[TASK DESCRIPTION]: In the material below, the lines containing the word "matplotlib" are required; copy each of them.
══ DATASET EXTRACT ══
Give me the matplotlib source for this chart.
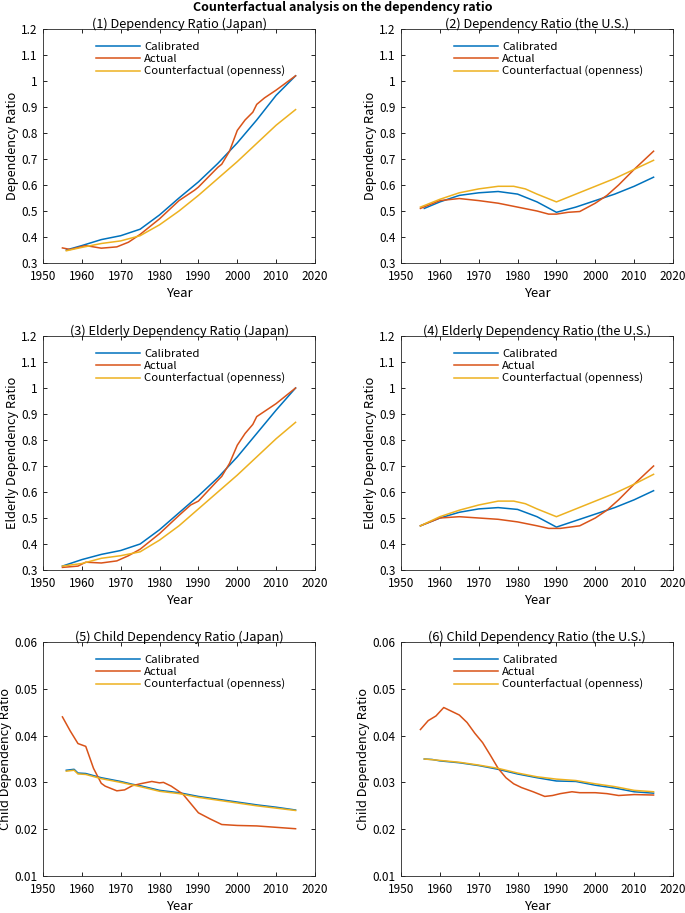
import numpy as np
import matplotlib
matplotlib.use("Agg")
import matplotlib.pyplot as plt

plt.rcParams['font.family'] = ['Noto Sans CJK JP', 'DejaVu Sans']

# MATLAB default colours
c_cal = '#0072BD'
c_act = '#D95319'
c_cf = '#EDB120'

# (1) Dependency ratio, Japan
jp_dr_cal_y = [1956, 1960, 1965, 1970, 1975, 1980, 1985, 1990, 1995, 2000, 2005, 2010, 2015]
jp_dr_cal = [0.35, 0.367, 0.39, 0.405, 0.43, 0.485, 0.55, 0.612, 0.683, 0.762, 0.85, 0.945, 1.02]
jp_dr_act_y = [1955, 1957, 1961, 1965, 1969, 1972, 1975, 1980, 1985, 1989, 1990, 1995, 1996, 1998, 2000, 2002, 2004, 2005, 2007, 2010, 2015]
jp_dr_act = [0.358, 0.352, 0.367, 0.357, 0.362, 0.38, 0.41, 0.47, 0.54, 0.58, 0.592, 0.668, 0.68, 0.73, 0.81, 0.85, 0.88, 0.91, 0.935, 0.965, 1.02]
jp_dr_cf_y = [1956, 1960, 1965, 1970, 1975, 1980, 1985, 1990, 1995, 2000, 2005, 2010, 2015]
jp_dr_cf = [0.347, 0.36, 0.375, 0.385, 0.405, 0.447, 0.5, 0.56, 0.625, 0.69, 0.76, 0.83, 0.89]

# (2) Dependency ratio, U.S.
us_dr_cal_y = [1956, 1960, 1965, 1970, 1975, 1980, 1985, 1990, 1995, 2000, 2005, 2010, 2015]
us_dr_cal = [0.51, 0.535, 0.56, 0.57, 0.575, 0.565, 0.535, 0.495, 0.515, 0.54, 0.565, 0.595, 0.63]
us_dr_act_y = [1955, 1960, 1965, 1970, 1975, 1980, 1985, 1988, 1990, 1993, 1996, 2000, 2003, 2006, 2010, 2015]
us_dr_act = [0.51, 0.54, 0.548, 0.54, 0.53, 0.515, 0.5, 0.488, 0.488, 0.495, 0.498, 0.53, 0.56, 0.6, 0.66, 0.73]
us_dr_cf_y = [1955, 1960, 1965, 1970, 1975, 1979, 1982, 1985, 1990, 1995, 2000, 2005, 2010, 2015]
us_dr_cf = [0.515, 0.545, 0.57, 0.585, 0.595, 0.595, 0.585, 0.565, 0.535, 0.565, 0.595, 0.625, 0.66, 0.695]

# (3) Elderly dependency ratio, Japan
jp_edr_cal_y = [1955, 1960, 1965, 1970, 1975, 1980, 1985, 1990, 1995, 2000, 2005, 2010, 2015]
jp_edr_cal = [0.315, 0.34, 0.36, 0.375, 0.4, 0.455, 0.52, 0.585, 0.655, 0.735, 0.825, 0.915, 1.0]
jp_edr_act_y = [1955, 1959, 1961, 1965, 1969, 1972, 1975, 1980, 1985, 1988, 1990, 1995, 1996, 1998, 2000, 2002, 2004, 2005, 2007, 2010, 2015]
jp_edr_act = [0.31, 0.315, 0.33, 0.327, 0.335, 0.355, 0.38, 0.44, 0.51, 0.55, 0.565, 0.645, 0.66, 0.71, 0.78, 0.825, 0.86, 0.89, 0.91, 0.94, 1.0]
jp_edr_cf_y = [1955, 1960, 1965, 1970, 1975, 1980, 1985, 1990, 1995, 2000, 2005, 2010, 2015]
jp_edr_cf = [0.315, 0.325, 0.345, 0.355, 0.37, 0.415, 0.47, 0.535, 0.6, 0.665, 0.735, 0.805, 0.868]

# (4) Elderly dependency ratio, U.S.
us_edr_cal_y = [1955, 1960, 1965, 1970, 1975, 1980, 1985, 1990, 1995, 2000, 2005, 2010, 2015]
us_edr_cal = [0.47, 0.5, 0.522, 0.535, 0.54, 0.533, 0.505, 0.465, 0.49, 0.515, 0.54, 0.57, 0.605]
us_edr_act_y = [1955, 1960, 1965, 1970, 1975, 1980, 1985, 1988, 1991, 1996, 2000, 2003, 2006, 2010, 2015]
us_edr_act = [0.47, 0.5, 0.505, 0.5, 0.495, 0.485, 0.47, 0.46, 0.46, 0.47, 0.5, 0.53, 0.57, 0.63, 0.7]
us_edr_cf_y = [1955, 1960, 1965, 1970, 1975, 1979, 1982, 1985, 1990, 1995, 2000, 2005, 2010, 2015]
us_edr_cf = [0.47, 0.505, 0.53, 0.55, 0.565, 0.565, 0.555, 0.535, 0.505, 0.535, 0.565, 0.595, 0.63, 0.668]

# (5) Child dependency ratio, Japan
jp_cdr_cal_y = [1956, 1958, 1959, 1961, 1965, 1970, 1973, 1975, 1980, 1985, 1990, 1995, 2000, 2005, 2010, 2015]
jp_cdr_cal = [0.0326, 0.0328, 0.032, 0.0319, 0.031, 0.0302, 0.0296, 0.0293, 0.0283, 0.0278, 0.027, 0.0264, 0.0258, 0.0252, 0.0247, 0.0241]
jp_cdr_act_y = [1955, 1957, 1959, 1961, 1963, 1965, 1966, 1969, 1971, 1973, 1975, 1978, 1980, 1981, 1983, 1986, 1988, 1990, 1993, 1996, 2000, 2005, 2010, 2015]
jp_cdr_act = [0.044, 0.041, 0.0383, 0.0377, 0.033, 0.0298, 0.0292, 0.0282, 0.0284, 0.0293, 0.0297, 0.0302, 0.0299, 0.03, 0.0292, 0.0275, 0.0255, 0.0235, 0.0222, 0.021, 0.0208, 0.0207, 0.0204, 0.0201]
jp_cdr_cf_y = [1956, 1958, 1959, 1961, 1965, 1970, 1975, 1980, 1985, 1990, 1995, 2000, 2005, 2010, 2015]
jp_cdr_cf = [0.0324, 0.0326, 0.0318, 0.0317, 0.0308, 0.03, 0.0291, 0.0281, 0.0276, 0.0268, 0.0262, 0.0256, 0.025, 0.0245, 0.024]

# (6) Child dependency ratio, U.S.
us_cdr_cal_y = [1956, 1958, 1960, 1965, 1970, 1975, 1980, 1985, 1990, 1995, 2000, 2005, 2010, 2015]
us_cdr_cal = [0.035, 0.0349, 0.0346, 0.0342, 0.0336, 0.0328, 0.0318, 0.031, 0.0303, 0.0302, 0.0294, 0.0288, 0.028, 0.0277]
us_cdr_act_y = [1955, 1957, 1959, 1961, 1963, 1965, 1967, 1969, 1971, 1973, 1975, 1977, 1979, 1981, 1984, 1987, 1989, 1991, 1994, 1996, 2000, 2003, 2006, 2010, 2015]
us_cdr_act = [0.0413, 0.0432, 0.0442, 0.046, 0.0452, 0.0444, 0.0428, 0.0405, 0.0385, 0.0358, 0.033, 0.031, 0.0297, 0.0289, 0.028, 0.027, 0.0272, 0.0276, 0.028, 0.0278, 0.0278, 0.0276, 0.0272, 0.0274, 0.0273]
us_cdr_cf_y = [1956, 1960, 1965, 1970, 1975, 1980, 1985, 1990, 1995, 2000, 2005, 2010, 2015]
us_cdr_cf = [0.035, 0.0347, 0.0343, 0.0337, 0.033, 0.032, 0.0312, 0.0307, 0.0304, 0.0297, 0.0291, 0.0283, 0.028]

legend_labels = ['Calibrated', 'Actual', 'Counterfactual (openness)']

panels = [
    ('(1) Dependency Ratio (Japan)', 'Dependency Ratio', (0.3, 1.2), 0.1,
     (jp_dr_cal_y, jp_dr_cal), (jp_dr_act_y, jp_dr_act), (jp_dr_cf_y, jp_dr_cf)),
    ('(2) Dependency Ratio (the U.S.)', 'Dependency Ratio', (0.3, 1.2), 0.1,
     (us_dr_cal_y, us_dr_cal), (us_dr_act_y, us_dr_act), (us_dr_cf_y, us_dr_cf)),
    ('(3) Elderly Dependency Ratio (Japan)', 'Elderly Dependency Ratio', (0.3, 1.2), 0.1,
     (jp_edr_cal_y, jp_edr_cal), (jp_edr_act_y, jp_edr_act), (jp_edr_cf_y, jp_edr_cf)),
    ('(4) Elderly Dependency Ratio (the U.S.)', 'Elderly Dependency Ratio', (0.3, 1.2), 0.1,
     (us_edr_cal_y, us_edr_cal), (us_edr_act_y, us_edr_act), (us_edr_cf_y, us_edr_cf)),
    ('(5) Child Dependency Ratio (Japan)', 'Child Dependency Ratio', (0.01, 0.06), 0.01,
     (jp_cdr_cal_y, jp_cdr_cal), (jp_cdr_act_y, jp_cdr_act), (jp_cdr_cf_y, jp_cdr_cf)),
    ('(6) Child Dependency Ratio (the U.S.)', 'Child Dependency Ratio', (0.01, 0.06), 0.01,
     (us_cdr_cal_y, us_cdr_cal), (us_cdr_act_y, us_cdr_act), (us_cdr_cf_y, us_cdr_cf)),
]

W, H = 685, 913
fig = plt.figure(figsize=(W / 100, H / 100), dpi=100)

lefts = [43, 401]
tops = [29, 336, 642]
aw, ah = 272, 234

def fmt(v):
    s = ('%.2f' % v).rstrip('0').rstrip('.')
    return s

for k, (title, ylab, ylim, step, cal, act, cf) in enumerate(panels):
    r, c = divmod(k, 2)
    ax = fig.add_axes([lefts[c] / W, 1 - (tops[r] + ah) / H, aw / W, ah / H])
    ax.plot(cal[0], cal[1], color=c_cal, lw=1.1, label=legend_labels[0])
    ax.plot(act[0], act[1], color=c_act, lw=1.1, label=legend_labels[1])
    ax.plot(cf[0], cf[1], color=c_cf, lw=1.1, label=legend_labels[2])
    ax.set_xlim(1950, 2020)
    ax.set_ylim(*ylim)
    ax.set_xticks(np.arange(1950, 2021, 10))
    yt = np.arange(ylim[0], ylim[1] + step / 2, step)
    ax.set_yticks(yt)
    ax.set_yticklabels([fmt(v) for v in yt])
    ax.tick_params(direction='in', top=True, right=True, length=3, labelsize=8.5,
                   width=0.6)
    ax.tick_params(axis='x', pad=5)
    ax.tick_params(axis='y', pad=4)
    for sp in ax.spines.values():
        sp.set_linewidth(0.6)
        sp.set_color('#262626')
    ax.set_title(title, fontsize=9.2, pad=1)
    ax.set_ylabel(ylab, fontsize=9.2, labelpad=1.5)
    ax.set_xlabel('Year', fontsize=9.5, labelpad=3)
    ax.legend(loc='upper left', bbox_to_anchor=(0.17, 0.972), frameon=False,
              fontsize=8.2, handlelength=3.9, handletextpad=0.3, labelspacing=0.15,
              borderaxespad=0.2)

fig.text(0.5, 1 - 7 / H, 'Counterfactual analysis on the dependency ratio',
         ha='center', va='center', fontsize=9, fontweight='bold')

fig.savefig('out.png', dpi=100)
═══
[WRITTEN ANSWER]:
Give me the matplotlib source for this chart.
import matplotlib
matplotlib.use("Agg")
import matplotlib.pyplot as plt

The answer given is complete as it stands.